China drops out of Asian marine drill
(Reuters)
Updated: 2006-05-28 09:02

China is unlikely to take part in an Asian security drill scheduled to begin off Shanghai on Saturday, the Japan Coast Guard said.


Japan Coast Guard (JCG) special rescue unit members hoist an imaginary castaway to a JCG helicopter as a JCG fire-fighting vessel sprays water to a mock burning boat during their annual fleet review and exercise demonstration at Tokyo Bay in Tokyo May 27, 2006. [AP]

China, the United States, South Korea, Canada and Russia are all scheduled to take part in the drill. The event would have been the first time China had participated in such a joint exercise.

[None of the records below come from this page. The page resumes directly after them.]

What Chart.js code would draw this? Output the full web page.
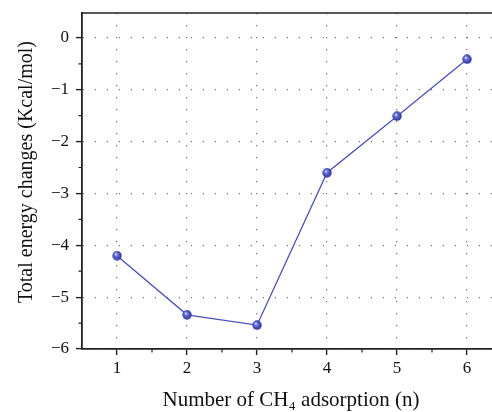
<!DOCTYPE html>
<html>
<head>
<meta charset="utf-8">
<script src="https://cdn.jsdelivr.net/npm/chart.js@4/dist/chart.umd.min.js"></script>
<style>
html,body{margin:0;padding:0;background:#fff;}
#wrap{width:492px;height:412px;position:relative;}
</style>
</head>
<body>
<div id="wrap"><canvas id="c" width="492" height="412"></canvas></div>
<script>
const adsorptionCounts = [1, 2, 3, 4, 5, 6];
const energyChanges = [-4.20, -5.34, -5.54, -2.60, -1.51, -0.41];
const xTickValues = [1, 2, 3, 4, 5, 6];
const yTickValues = [-6, -5, -4, -3, -2, -1, 0];
const xMinorTicks = [1.5, 2.5, 3.5, 4.5, 5.5];
const yMinorTicks = [-5.5, -4.5, -3.5, -2.5, -1.5, -0.5];
const xTitle = 'Number of CH\u2084 adsorption (n)';
const yTitle = 'Total energy changes (Kcal/mol)';

const FONT = "'Liberation Serif', 'DejaVu Serif', serif";
const AXIS = '#222';
const LINE = '#4a51b6';

function makeBall() {
  const s = 10;
  const cv = document.createElement('canvas');
  cv.width = s; cv.height = s;
  const g = cv.getContext('2d');
  const grad = g.createRadialGradient(3.6, 3.4, 0.3, 5, 5, 5);
  grad.addColorStop(0, '#e6e8ff');
  grad.addColorStop(0.3, '#6c72d6');
  grad.addColorStop(0.75, '#3d43ad');
  grad.addColorStop(1, '#2a2f8c');
  g.fillStyle = grad;
  g.beginPath(); g.arc(5, 5, 4.7, 0, Math.PI * 2); g.fill();
  return cv;
}

const frame = {
  id: 'frame',
  afterDraw(chart) {
    const ctx = chart.ctx, a = chart.chartArea;
    const xs = chart.scales.x, ys = chart.scales.y;
    ctx.save();
    ctx.strokeStyle = AXIS;
    ctx.lineWidth = 1.6;
    ctx.beginPath();
    ctx.moveTo(a.left - 0.8, a.top); ctx.lineTo(a.right, a.top);
    ctx.stroke();
    ctx.lineWidth = 1.2;
    ctx.beginPath();
    xMinorTicks.forEach(v => {
      const px = xs.getPixelForValue(v);
      ctx.moveTo(px, a.bottom); ctx.lineTo(px, a.bottom + 3.5);
    });
    yMinorTicks.forEach(v => {
      const py = ys.getPixelForValue(v);
      ctx.moveTo(a.left, py); ctx.lineTo(a.left - 3.5, py);
    });
    ctx.stroke();

    // axis titles
    ctx.fillStyle = '#111';
    ctx.textAlign = 'center';
    ctx.textBaseline = 'alphabetic';
    ctx.font = '21px ' + FONT;
    ctx.fillText(xTitle, (a.left + a.right) / 2 + 4, 406);
    ctx.save();
    ctx.translate(32, (a.top + a.bottom) / 2 - 9);
    ctx.rotate(-Math.PI / 2);
    ctx.font = '20px ' + FONT;
    ctx.fillText(yTitle, 0, 0);
    ctx.restore();
    ctx.restore();
  }
};

new Chart(document.getElementById('c'), {
  type: 'line',
  data: {
    datasets: [{
      data: adsorptionCounts.map((x, i) => ({x: x, y: energyChanges[i]})),
      borderColor: LINE,
      borderWidth: 1.3,
      pointStyle: makeBall(),
      pointRadius: 5,
      tension: 0,
      fill: false,
      clip: false
    }]
  },
  plugins: [frame],
  options: {
    responsive: false,
    animation: false,
    events: [],
    layout: {autoPadding: false, padding: {top: 13, right: 0, bottom: 0, left: 0}},
    plugins: {legend: {display: false}, tooltip: {enabled: false}},
    scales: {
      x: {
        type: 'linear',
        min: 0.5,
        max: 6.357,
        afterBuildTicks: s => { s.ticks = xTickValues.map(v => ({value: v})); },
        afterFit: s => { s.height = 63; s.paddingLeft = 0; s.paddingRight = 0; },
        ticks: {
          font: {family: FONT, size: 17},
          color: '#111',
          padding: 3,
          maxRotation: 0,
          callback: v => String(v)
        },
        grid: {
          color: '#777',
          lineWidth: 1.2,
          tickLength: 6,
          tickColor: AXIS,
          tickWidth: 1.4,
          tickBorderDash: []
        },
        border: {display: true, color: AXIS, width: 1.8, dash: [1.2, 10.8]},
        title: {display: false}
      },
      y: {
        type: 'linear',
        min: -6,
        max: 0.48,
        afterBuildTicks: s => { s.ticks = yTickValues.map(v => ({value: v})); },
        afterFit: s => { s.width = 82; s.paddingTop = 0; s.paddingBottom = 0; },
        ticks: {
          font: {family: FONT, size: 17},
          color: '#111',
          padding: 7,
          callback: v => (v < 0 ? '\u2212' + Math.abs(v) : String(v))
        },
        grid: {
          color: '#777',
          lineWidth: 1.2,
          tickLength: 6,
          tickColor: AXIS,
          tickWidth: 1.4,
          tickBorderDash: []
        },
        border: {display: true, color: AXIS, width: 1.8, dash: [1.2, 10.8]},
        title: {display: false}
      }
    }
  }
});
</script>
</body>
</html>
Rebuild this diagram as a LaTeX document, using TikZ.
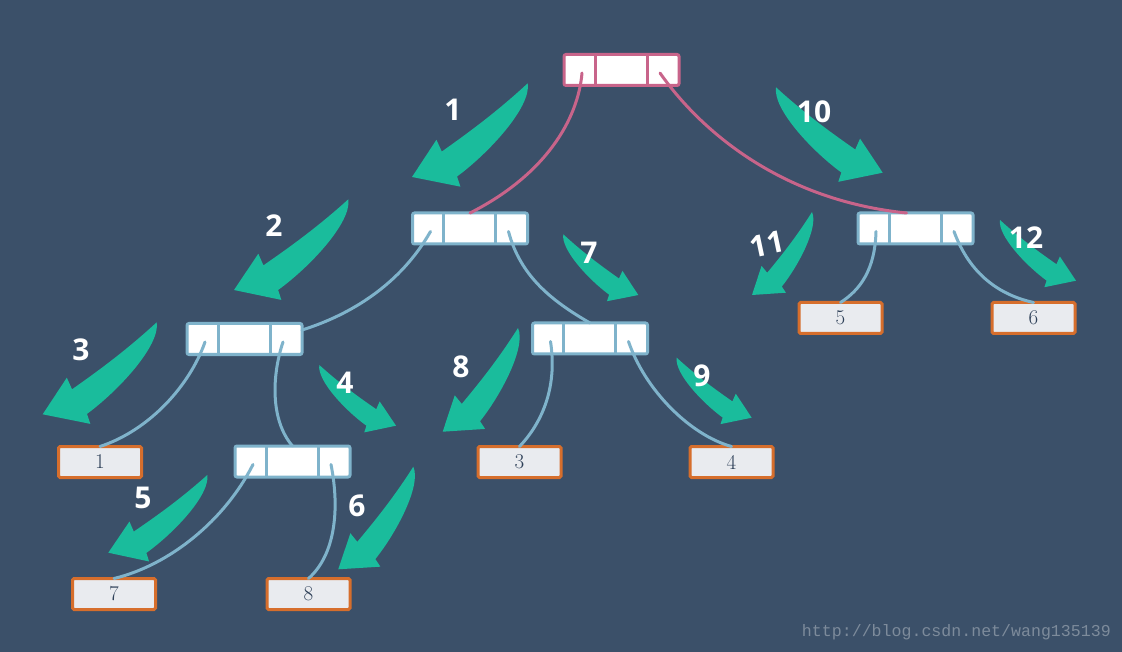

"We are still hoping that the Chinese will take part, but the prospects are not good," said one Japan Coast Guard official.

Japanese coast guard officials co-ordinating the event have stressed that the exercise is not connected to the U.S.-led Proliferation Security Initiative (PSI) because no military forces are involved.

The drill scenario is based on a simulation of a suspicious ship being refused entry to the port of Shanghai and then being tracked by Chinese and other coast guard ships in turn.

The initial plan released by Japan's Coast Guard had referred to the ship being from a country suspected of exporting weapons of mass destruction. A revised scenario removed this reference and instead spoke of a "ship suspected of smuggling goods and people."

"This has absolutely nothing to do with weapons of mass destruction," the Japan Coast Guard official said. "It is a security drill, but somehow it seems to have been misunderstood."

Australia, Japan, Singapore, Thailand and New Zealand are the only Asia-Pacific region countries to publicly support the PSI, although the group says it has backing from more than 60 states.

China and South Korea have been reluctant to join the initiative, apparently to avoid offending North Korea, the nation with nuclear ambitions that are the subject of stalled six-party talks.

The U.S. Coast Guard ship Sequoia acting as the "suspicious" vessel failed to leave Shanghai as scheduled at 1 p.m., the Japan Coast Guard official said, adding that the reasons for the delay were not clear.

"We want to watch out for the Sequoia's departure. If the Chinese do not join at that point, then we will know for sure they are not taking part," he said.

The joint exercises will take place in the East China Sea, where Japan and China are in dispute over gas fields and sovereignty over a group of small islands.

The drill is likely to proceed even if China does not take part, the Japan Coast Guard said.